Leonardo Sakamoto an activist, journalist, researcher and Director of the NGO Repórter Brasil, YES.
The Brazilian case is a powerful story of how binding public disclosure legislation can eradicate forced labour in supply chains. Since the 1970s, civil society in Brazil has systematically denounced the existence of contemporary forms of slave labour. In 1995, after decades of pressure, the Brazilian government acknowledged before the United Nations the persistence of this type of exploitation on its territory. A public policy project based on labour inspections and involving the presence of police officers and public prosecutors was established to address ongoing abuses. These teams investigate complaints, free workers in exploitative situations, hold employers accountable for paying salaries and labour rights, and initiate legal actions for compensating employees or criminally punishing the people responsible for corporations involved in forced labour practices. Since then, over 50,000 workers have been rescued.
From 2003 to 2014, citizens and corporations who were caught benefiting from slave labour were entered in a public transparency database. This was established by a Ministry of Labour act, and was referred to as the ‘dirty list’. The corporations would remain on the list for two years, during which time they would be required to repay their debts to both workers and the state and refrain from recidivism. Unlike corporate social responsibility approaches, which typically involve self-disclosure and self-reporting, this database was established and enforced via governmental act.
In December 2014, the Supreme Court granted an injunction to an association of construction companies that suspended the dirty list initiative. Following this setback, civil society organisations used the Brazilian Freedom of Information Act to rebuild and relaunch the database in order to re-establish transparency regarding slavery cases.

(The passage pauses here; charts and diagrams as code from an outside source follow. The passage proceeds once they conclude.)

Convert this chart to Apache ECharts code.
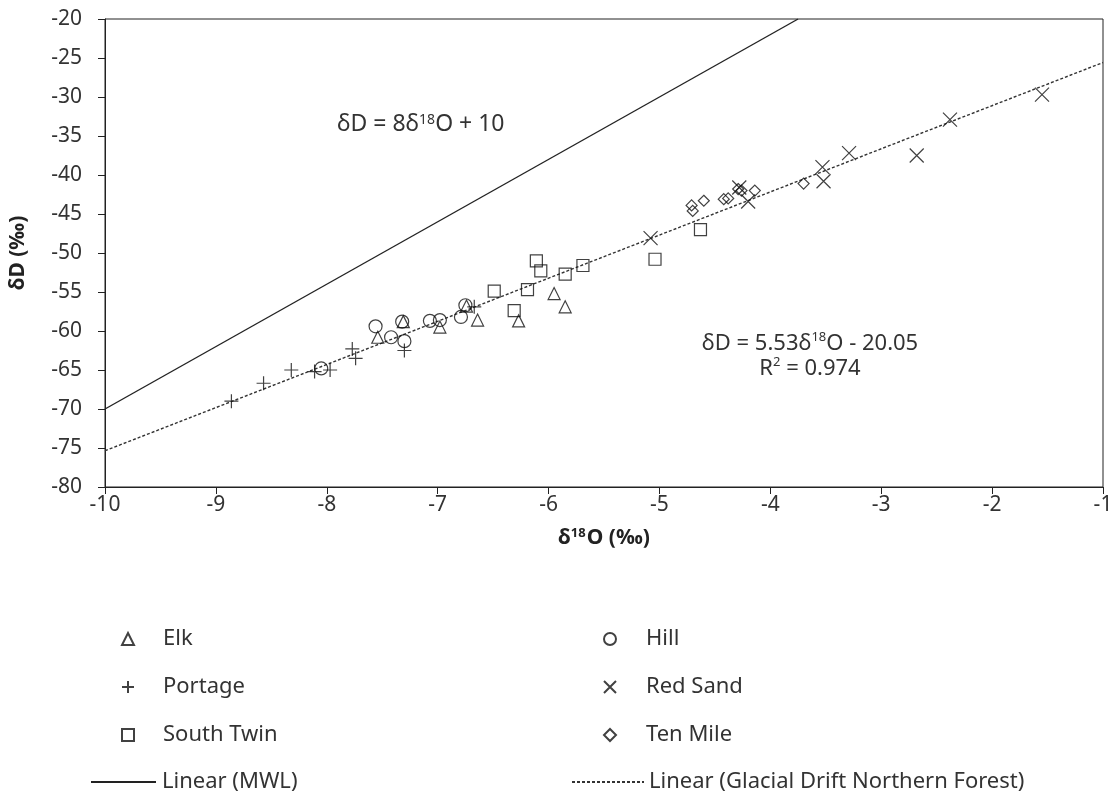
<!DOCTYPE html>
<html><head><meta charset="utf-8">
<script src="https://cdn.jsdelivr.net/npm/echarts@6/dist/echarts.min.js"></script>
<style>html,body{margin:0;padding:0;background:#fff}#c{width:1119px;height:794px}</style>
</head><body><div id="c"></div>
<script>
// Data (δ18O, δD)
const elk = [[-7.54,-60.8],[-7.31,-58.8],[-6.98,-59.5],[-6.74,-56.8],[-6.64,-58.6],[-6.27,-58.7],[-5.95,-55.2],[-5.85,-56.9]];
const hill = [[-8.05,-64.8],[-7.56,-59.4],[-7.42,-60.8],[-7.30,-61.3],[-7.32,-58.8],[-7.07,-58.7],[-6.98,-58.6],[-6.79,-58.2],[-6.75,-56.7]];
const portage = [[-8.86,-69.0],[-8.57,-66.7],[-8.32,-65.0],[-8.11,-65.2],[-7.97,-65.0],[-7.77,-62.3],[-7.74,-63.5],[-7.30,-62.5],[-6.67,-56.9]];
const southTwin = [[-6.49,-54.9],[-6.31,-57.4],[-6.19,-54.7],[-6.11,-51.0],[-6.07,-52.3],[-5.85,-52.7],[-5.69,-51.6],[-5.04,-50.8],[-4.63,-47.0]];
const redSand = [[-5.08,-48.1],[-4.28,-41.6],[-4.20,-43.4],[-3.53,-39.0],[-3.52,-40.8],[-3.29,-37.2],[-2.68,-37.5],[-2.38,-32.9],[-1.55,-29.7]];
const tenMile = [[-4.71,-43.9],[-4.70,-44.6],[-4.60,-43.3],[-4.42,-43.1],[-4.38,-43.0],[-4.29,-41.8],[-4.26,-42.0],[-4.14,-42.0],[-3.70,-41.1]];
const mwlLine = [[-10,-70],[-3.75,-20]];
const fitLine = [[-10,-75.35],[-1,-25.58]];
const xRange = [-10, -1];
const yRange = [-80, -20];

const FONT = 'Noto Sans';
const INK = '#333';
const chart = echarts.init(document.getElementById('c'), null, {renderer: 'canvas'});

function scatter(name, data, symbol, size) {
  return {
    name, type: 'scatter', data, symbol, symbolSize: size, symbolKeepAspect: true,
    itemStyle: {color: 'rgba(255,255,255,0)', borderColor: '#111', borderWidth: 1.2},
    emphasis: {disabled: true}, z: 3
  };
}
const PLUS = 'path://M0,7L14,7M7,0L7,14';
const CROSS = 'path://M0,0L14,14M14,0L0,14';

const legendText = {fontFamily: FONT, fontSize: 22, color: INK, lineHeight: 22};
const legendBase = {orient: 'vertical', itemGap: 26, selectedMode: false};

chart.setOption({
  animation: false,
  textStyle: {fontFamily: FONT},
  grid: {left: 104, right: 16, top: 19, bottom: 307, show: true, borderColor: '#222', borderWidth: 1},
  xAxis: {
    type: 'value', min: xRange[0], max: xRange[1], interval: 1,
    axisLine: {onZero: false, lineStyle: {color: '#222', width: 1}},
    axisTick: {inside: false, length: 7, lineStyle: {color: '#222'}},
    axisLabel: {fontSize: 21, color: INK, margin: 8},
    splitLine: {show: false},
    name: '{b|δ}{s|18}{b|O (‰)}', nameLocation: 'middle', nameGap: 40,
    nameTextStyle: {rich: {
      b: {fontFamily: FONT, fontSize: 21, fontWeight: 'bold', color: '#222'},
      s: {fontFamily: FONT, fontSize: 13, fontWeight: 'bold', color: '#222', verticalAlign: 'top', padding: [0,1,9,0]}
    }}
  },
  yAxis: {
    type: 'value', min: yRange[0], max: yRange[1], interval: 5,
    axisLine: {onZero: false, lineStyle: {color: '#222', width: 1}},
    axisTick: {inside: false, length: 7, lineStyle: {color: '#222'}},
    axisLabel: {fontSize: 21, color: INK, margin: 23},
    splitLine: {show: false},
    name: 'δD (‰)', nameLocation: 'middle', nameGap: 76, nameRotate: 90,
    nameTextStyle: {fontFamily: FONT, fontSize: 21, fontWeight: 'bold', color: '#222'}
  },
  legend: [
    Object.assign({}, legendBase, {data: ['Elk', 'Portage', 'South Twin'], left: 116, top: 623, itemWidth: 12, itemHeight: 12,
      textStyle: Object.assign({}, legendText, {padding: [0,0,0,24]})}),
    Object.assign({}, legendBase, {data: ['Hill', 'Red Sand', 'Ten Mile'], left: 598, top: 623, itemWidth: 12, itemHeight: 12,
      textStyle: Object.assign({}, legendText, {padding: [0,0,0,25]})}),
    Object.assign({}, legendBase, {data: ['Linear (MWL)'], left: 85, top: 766, itemWidth: 65, itemHeight: 14,
      itemStyle: {opacity: 0}, textStyle: Object.assign({}, legendText, {padding: [0,0,0,1]})}),
    Object.assign({}, legendBase, {data: ['Linear (Glacial Drift Northern Forest)'], left: 566, top: 766, itemWidth: 72, itemHeight: 14,
      itemStyle: {opacity: 0}, textStyle: Object.assign({}, legendText, {padding: [0,0,0,0]})})
  ],
  series: [
    scatter('Elk', elk, 'triangle', 12),
    scatter('Hill', hill, 'circle', 13),
    scatter('Portage', portage, PLUS, 14),
    scatter('Red Sand', redSand, CROSS, 14),
    scatter('South Twin', southTwin, 'rect', 12),
    scatter('Ten Mile', tenMile, 'diamond', 11),
    {name: 'Linear (MWL)', type: 'line', data: mwlLine, symbol: 'none', z: 2,
      lineStyle: {color: '#222', width: 1.4, type: 'solid'}, itemStyle: {color: '#222'}, emphasis: {disabled: true}},
    {name: 'Linear (Glacial Drift Northern Forest)', type: 'line', data: fitLine, symbol: 'none', z: 2,
      lineStyle: {color: '#333', width: 1.4, type: [3, 2]}, itemStyle: {color: '#333'}, emphasis: {disabled: true}}
  ],
  graphic: [
    {type: 'text', left: 337, top: 113, style: {
      text: '{a|δD = 8δ}{s|18}{a|O + 10}',
      rich: {a: {fontFamily: FONT, fontSize: 23, fill: INK}, s: {fontFamily: FONT, fontSize: 14, fill: INK, verticalAlign: 'top', padding: [0,0,9,0]}}
    }},
    {type: 'text', x: 810, y: 331, style: {
      text: '{a|δD = 5.53δ}{s|18}{a|O - 20.05}\n{a|R}{s|2}{a| = 0.974}',
      align: 'center',
      rich: {a: {fontFamily: FONT, fontSize: 22, fill: INK, lineHeight: 25}, s: {fontFamily: FONT, fontSize: 13, fill: INK, verticalAlign: 'top', padding: [0,0,9,0], lineHeight: 25}}
    }}
  ]
});
</script>
</body></html>
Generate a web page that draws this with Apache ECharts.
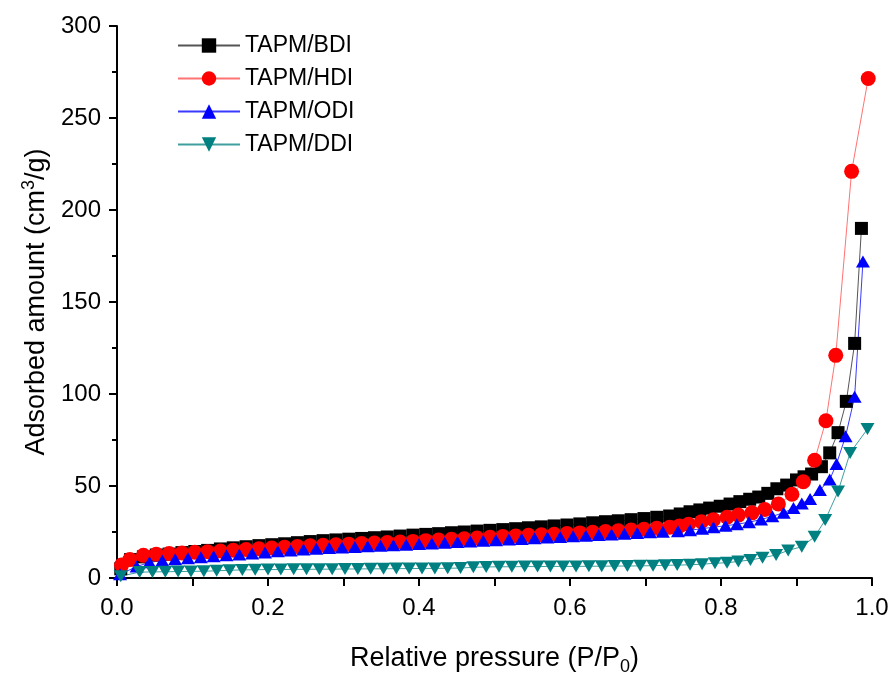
<!DOCTYPE html>
<html><head><meta charset="utf-8">
<script src="https://cdn.jsdelivr.net/npm/echarts@6/dist/echarts.min.js"></script>
<style>html,body{margin:0;padding:0;background:#fff}#c{width:895px;height:682px}</style>
</head><body><div id="c"></div>
<script>
const seriesNames = ['TAPM/BDI', 'TAPM/HDI', 'TAPM/ODI', 'TAPM/DDI'];
const xAxisTitle = 'Relative pressure (P/P{sub|0})';
const yAxisTitle = 'Adsorbed amount (cm{sup|3}/g)';

const bdi = [
  [0.005,5],[0.018,10],[0.035,11.5],[0.052,12.5],[0.069,13],[0.086,13.8],[0.103,14.4],[0.12,15],
  [0.137,15.8],[0.154,16.4],[0.171,17],[0.188,17.6],[0.205,18.1],[0.222,18.6],[0.239,19.2],[0.256,19.8],
  [0.273,20.3],[0.29,20.7],[0.307,21.1],[0.324,21.5],[0.341,21.9],[0.358,22.3],[0.375,22.8],[0.392,23.3],
  [0.409,23.7],[0.426,24.1],[0.443,24.6],[0.46,25],[0.477,25.5],[0.494,25.9],[0.511,26.3],[0.528,26.8],
  [0.545,27.3],[0.562,27.8],[0.579,28.3],[0.596,28.8],[0.613,29.4],[0.63,30],[0.647,30.6],[0.664,31.1],
  [0.681,31.7],[0.698,32.3],[0.715,33],[0.732,33.7],[0.746,34.8],[0.759,36],[0.772,37],[0.785,38],
  [0.799,39],[0.812,40.2],[0.825,41.5],[0.838,42.8],[0.85,44],[0.862,46],[0.874,48.5],[0.887,50.5],
  [0.9,53.3],[0.91,55],[0.92,56.5],[0.933,60.5],[0.944,68],[0.955,79],[0.966,96],[0.977,127.5],[0.986,190]
];
const hdi = [
  [0.006,7],[0.017,10],[0.035,12.3],[0.052,12.9],[0.069,13.3],[0.086,13.6],[0.103,14],[0.12,14.3],
  [0.137,14.7],[0.154,15.1],[0.171,15.5],[0.188,15.9],[0.205,16.3],[0.222,16.7],[0.239,17.1],[0.256,17.5],
  [0.273,17.8],[0.29,18.1],[0.307,18.4],[0.324,18.7],[0.341,19],[0.358,19.3],[0.375,19.6],[0.392,19.9],
  [0.409,20.3],[0.426,20.6],[0.443,21],[0.46,21.3],[0.477,21.7],[0.494,22.1],[0.511,22.5],[0.528,22.8],
  [0.545,23.2],[0.562,23.5],[0.579,23.8],[0.596,24.2],[0.613,24.5],[0.63,24.9],[0.647,25.3],[0.664,25.7],
  [0.681,26.1],[0.698,26.5],[0.715,27],[0.732,27.6],[0.745,28.3],[0.757,29.2],[0.774,30.6],[0.79,31.7],
  [0.808,33],[0.823,34.2],[0.841,35.4],[0.858,37.2],[0.876,40.2],[0.894,45.5],[0.909,52.3],[0.924,64],
  [0.939,85.5],[0.952,121],[0.973,221],[0.995,271.5]
];
const odi = [
  [0.004,2],[0.026,6.2],[0.043,8.5],[0.06,9.5],[0.077,10.2],[0.094,10.8],[0.111,11.3],[0.128,11.8],
  [0.145,12.3],[0.162,12.8],[0.179,13.3],[0.196,13.9],[0.213,14.5],[0.23,15],[0.247,15.5],[0.264,15.9],
  [0.281,16.3],[0.298,16.6],[0.315,16.9],[0.332,17.2],[0.349,17.5],[0.366,17.8],[0.383,18.1],[0.4,18.5],
  [0.417,18.8],[0.434,19.2],[0.451,19.5],[0.468,19.9],[0.485,20.2],[0.502,20.5],[0.519,20.9],[0.536,21.2],
  [0.553,21.6],[0.57,22],[0.587,22.3],[0.604,22.7],[0.621,23],[0.638,23.4],[0.655,23.7],[0.672,24.1],
  [0.689,24.4],[0.706,24.8],[0.723,25.1],[0.743,25.4],[0.759,26],[0.775,26.8],[0.79,27.6],[0.806,28.4],
  [0.821,29.2],[0.837,30.3],[0.853,31.8],[0.868,33.5],[0.883,35.5],[0.896,38],[0.907,40.5],[0.918,43],
  [0.931,47.8],[0.944,53.5],[0.953,62],[0.965,77],[0.977,98.5],[0.988,172]
];
const ddi = [
  [0.005,1],[0.03,3.2],[0.047,3.3],[0.064,3.4],[0.081,3.5],[0.098,3.6],[0.115,3.7],[0.132,3.9],
  [0.149,4.2],[0.166,4.4],[0.183,4.5],[0.2,4.6],[0.217,4.6],[0.234,4.7],[0.251,4.7],[0.268,4.8],
  [0.285,4.8],[0.302,4.9],[0.319,4.9],[0.336,5.0],[0.353,5.0],[0.37,5.1],[0.387,5.1],[0.404,5.2],
  [0.421,5.2],[0.438,5.3],[0.455,5.4],[0.472,5.8],[0.489,6.0],[0.506,6.1],[0.523,6.1],[0.54,6.2],
  [0.557,6.2],[0.574,6.3],[0.591,6.3],[0.608,6.3],[0.625,6.4],[0.642,6.4],[0.659,6.5],[0.676,6.5],
  [0.693,6.6],[0.71,6.7],[0.726,6.9],[0.742,7.0],[0.759,7.2],[0.775,7.5],[0.792,8.0],[0.808,8.3],
  [0.823,9.0],[0.839,9.8],[0.855,11.0],[0.873,12.5],[0.889,15],[0.907,17],[0.924,22.4],[0.938,31.5],
  [0.955,47],[0.971,68],[0.994,81]
];

const font = 'Liberation Sans, Arial, sans-serif';
const chart = echarts.init(document.getElementById('c'), null, {renderer: 'canvas'});

function mk(name, data, color, lineColor, symbol, size, rotate) {
  return {
    name: name, type: 'line', data: data,
    symbol: symbol, symbolSize: size, symbolRotate: rotate || 0,
    itemStyle: {color: color},
    lineStyle: {color: lineColor, width: 1},
    emphasis: {disabled: true},
    clip: true
  };
}

chart.setOption({
  animation: false,
  backgroundColor: '#fff',
  textStyle: {fontFamily: font},
  grid: {left: 117, right: 23, top: 26, bottom: 104, containLabel: false},
  legend: {
    orient: 'vertical', left: 172, top: 29,
    itemWidth: 62, itemHeight: 18, itemGap: 10,
    textStyle: {fontSize: 23, color: '#000', fontFamily: font},
    data: seriesNames
  },
  xAxis: {
    type: 'value', min: 0, max: 1, interval: 0.2,
    name: xAxisTitle, nameLocation: 'middle', nameGap: 64,
    nameTextStyle: {fontSize: 27, color: '#000', fontFamily: font,
      rich: {sub: {fontSize: 18, padding: [16, 0, 0, 0], color: '#000', fontFamily: font}}},
    axisLine: {lineStyle: {color: '#000', width: 2}},
    axisTick: {inside: false, length: 8, lineStyle: {color: '#000', width: 2}},
    minorTick: {show: true, splitNumber: 2, length: 8, lineStyle: {color: '#000', width: 2}},
    axisLabel: {fontSize: 24, color: '#000', margin: 18, fontFamily: font,
      formatter: v => v.toFixed(1)},
    splitLine: {show: false}
  },
  yAxis: {
    type: 'value', min: 0, max: 300, interval: 50,
    name: yAxisTitle, nameLocation: 'middle', nameGap: 62, nameRotate: 90,
    nameTextStyle: {fontSize: 27, color: '#000', fontFamily: font,
      rich: {sup: {fontSize: 18, padding: [0, 0, 16, 0], color: '#000', fontFamily: font}}},
    axisLine: {show: true, lineStyle: {color: '#000', width: 2}},
    axisTick: {show: true, inside: false, length: 8, lineStyle: {color: '#000', width: 2}},
    minorTick: {show: true, splitNumber: 2, length: 5, lineStyle: {color: '#000', width: 2}},
    axisLabel: {fontSize: 24, color: '#000', margin: 16, fontFamily: font},
    splitLine: {show: false}
  },
  series: [
    mk(seriesNames[0], bdi, '#000000', '#555555', 'rect', 13),
    mk(seriesNames[1], hdi, '#ff0000', '#ff7373', 'circle', 15),
    mk(seriesNames[2], odi, '#0000ff', '#3a3aff', 'triangle', [14, 12]),
    mk(seriesNames[3], ddi, '#008080', '#3f9f9f', 'triangle', [14, 12], 180)
  ]
});
</script></body></html>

Several companies have used this new list for their risk management analysis or to avoid relationships with their counterparts who use slave labour.
After changes were made in the decree guiding the dirty list, the Supreme Court authorised its return in May 2016. However, the Ministry of Labour has yet to publish a new update.
In Brazil, when some publicly listed companies were added to the biannual dirty list report, their stocks suffered significant decreases in the market. This happened with major companies producing sugar and alcohol, as well as construction companies. Having limited access to credit, along with the negative impact suffered by the brand in the media, investors pressured the corporations to adopt policies to prevent the problem from happening again. We have cases of supply chains that have improved considerably as a result of this process.